Submitted on March 27, 2012

To understand the purpose of a tumor marker test, it is important to understand exactly what tumor markers are. The tumor markers are a group of proteins, hormones, enzymes and receptors as well as other substances present in cells that are produced in exaggerated amounts because of the presence of malignant cells within the body. For the purpose of medical examination, it helps to know that tumor markers are naturally present in the blood, urine as well as the actual tumor. It also helps to know that some tumor markers are specific to a certain type of cancer rather than being generic. As a result, a tumor marker blood test is most often used in the diagnosis of suspected cancer as well as monitoring of the condition. Tumor marker blood tests are also commonly used in order to monitor the reoccurrence of a tumor after successful treatment or removal of the initial tumor. However, tumor marker tests are in no way a definite method of diagnosing cancer as there is an infrequent occurrence where they are present in large amounts in people that are not suffering from cancer.

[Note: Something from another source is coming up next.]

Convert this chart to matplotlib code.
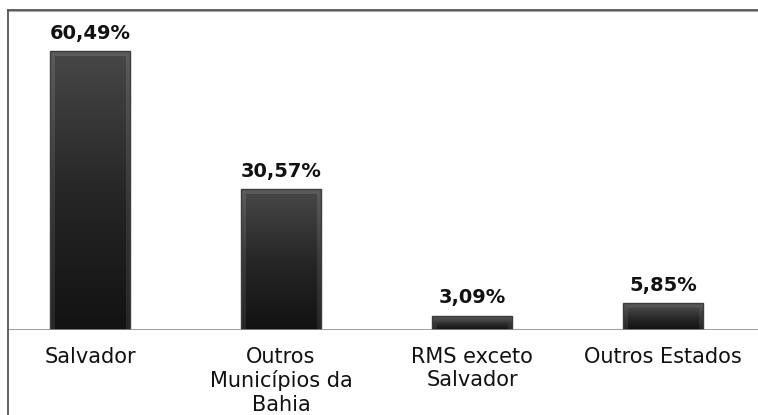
import matplotlib
matplotlib.use("Agg")
import matplotlib.pyplot as plt
import numpy as np
from matplotlib.lines import Line2D
from matplotlib.colors import LinearSegmentedColormap

categories = ["Salvador", "Outros\nMunicípios da\nBahia", "RMS exceto\nSalvador", "Outros Estados"]
values = [60.49, 30.57, 3.09, 5.85]
value_labels = ["60,49%", "30,57%", "3,09%", "5,85%"]

W, H = 758, 415
fig = plt.figure(figsize=(W / 100, H / 100), dpi=100)
fig.patch.set_facecolor("white")

# axes: left 8px, right 758px, top 10px, bottom 330px
ax = fig.add_axes([8 / W, 1 - 330 / H, 750 / W, 320 / H])
ax.set_xlim(-0.429, 3.497)
ax.set_ylim(0, 69.4)
ax.axis("off")

x = np.arange(len(categories))
bars = ax.bar(x, values, width=0.42, color="#222222", edgecolor="none", zorder=2)

# pixel -> data unit sizes
px_x = (3.497 + 0.429) / 750
px_y = 69.4 / 320

grad = np.linspace(0, 1, 256).reshape(-1, 1)
outer_cmap = LinearSegmentedColormap.from_list("o", ["#5c5c5c", "#3a3a3a", "#262626"])
inner_cmap = LinearSegmentedColormap.from_list("i", ["#464646", "#262626", "#121212"])
for b in bars:
    bx, by = b.get_x(), b.get_y()
    bw, bh = b.get_width(), b.get_height()
    im = ax.imshow(grad, aspect="auto", cmap=outer_cmap, origin="upper",
                   extent=(bx, bx + bw, by, by + bh), zorder=3)
    im.set_clip_path(b)
    ix = 5 * px_x
    iy = 5 * px_y
    inner = plt.Rectangle((bx + ix, by), bw - 2 * ix, max(bh - iy, 0),
                          facecolor="none", edgecolor="none", zorder=4)
    ax.add_patch(inner)
    im2 = ax.imshow(grad, aspect="auto", cmap=inner_cmap, origin="upper",
                    extent=(bx + ix, bx + bw - ix, by, by + bh - iy), zorder=4)
    im2.set_clip_path(inner)
    ax.add_patch(plt.Rectangle((bx, by), bw, bh, fill=False, edgecolor="#3c3c3c",
                               linewidth=1.0, zorder=5))

for xi, v, lab in zip(x, values, value_labels):
    ax.annotate(lab, (xi, v), xytext=(0, 6), textcoords="offset points",
                ha="center", va="bottom", fontsize=14, fontweight="bold",
                color="#111111", family="DejaVu Sans")

# baseline
ax.axhline(0, color="#8c8c8c", linewidth=1.2, zorder=6)

for xi, c in zip(x, categories):
    ax.annotate(c, (xi, 0), xytext=(0, -12), textcoords="offset points",
                ha="center", va="top", fontsize=15, color="#111111",
                linespacing=1.22, family="DejaVu Sans")

# frame: top and left borders
fig.add_artist(Line2D([8 / W, 1], [1 - 10 / H, 1 - 10 / H], transform=fig.transFigure,
                      color="#555555", linewidth=2.0))
fig.add_artist(Line2D([8 / W, 1], [1 - 11.5 / H, 1 - 11.5 / H], transform=fig.transFigure,
                      color="#aaaaaa", linewidth=0.8))
fig.add_artist(Line2D([8 / W, 8 / W], [0, 1 - 10 / H], transform=fig.transFigure,
                      color="#555555", linewidth=1.3))

fig.savefig("out.png", dpi=100, facecolor="white")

Tumor Marker Test Procedure

As with any other type of blood test, a tumor marker blood test will require a sample of some amount of blood being withdrawn from the body with the help of a syringe penetrating the vein located just behind the arm. First, the site where the injection will break the skin will be cleaned thoroughly and a strap will be fastened to the top of the arm. This will cause the vein to swell up and become more prominent – making it easier for the doctor to penetrate the vein correctly and without any complications. Once the syringe has been filled with the required amount of sample blood, the needle is withdrawn and drained into a marked test tube. This is then sealed and sent to the laboratory for analysis. The lab results will usually be sent back to the presiding doctor within a few hours for him or her to draft a more informed opinion of the condition and provide the best possible treatment.

Since false positives are such a common occurrence, it is essential for a physician to correlate the test results of a tumor marker test with results of some other medical tests such as tissue biopsies and other procedures. Most false positives will occur when a patient has cross reacting antibodies that tend to interfere with the test.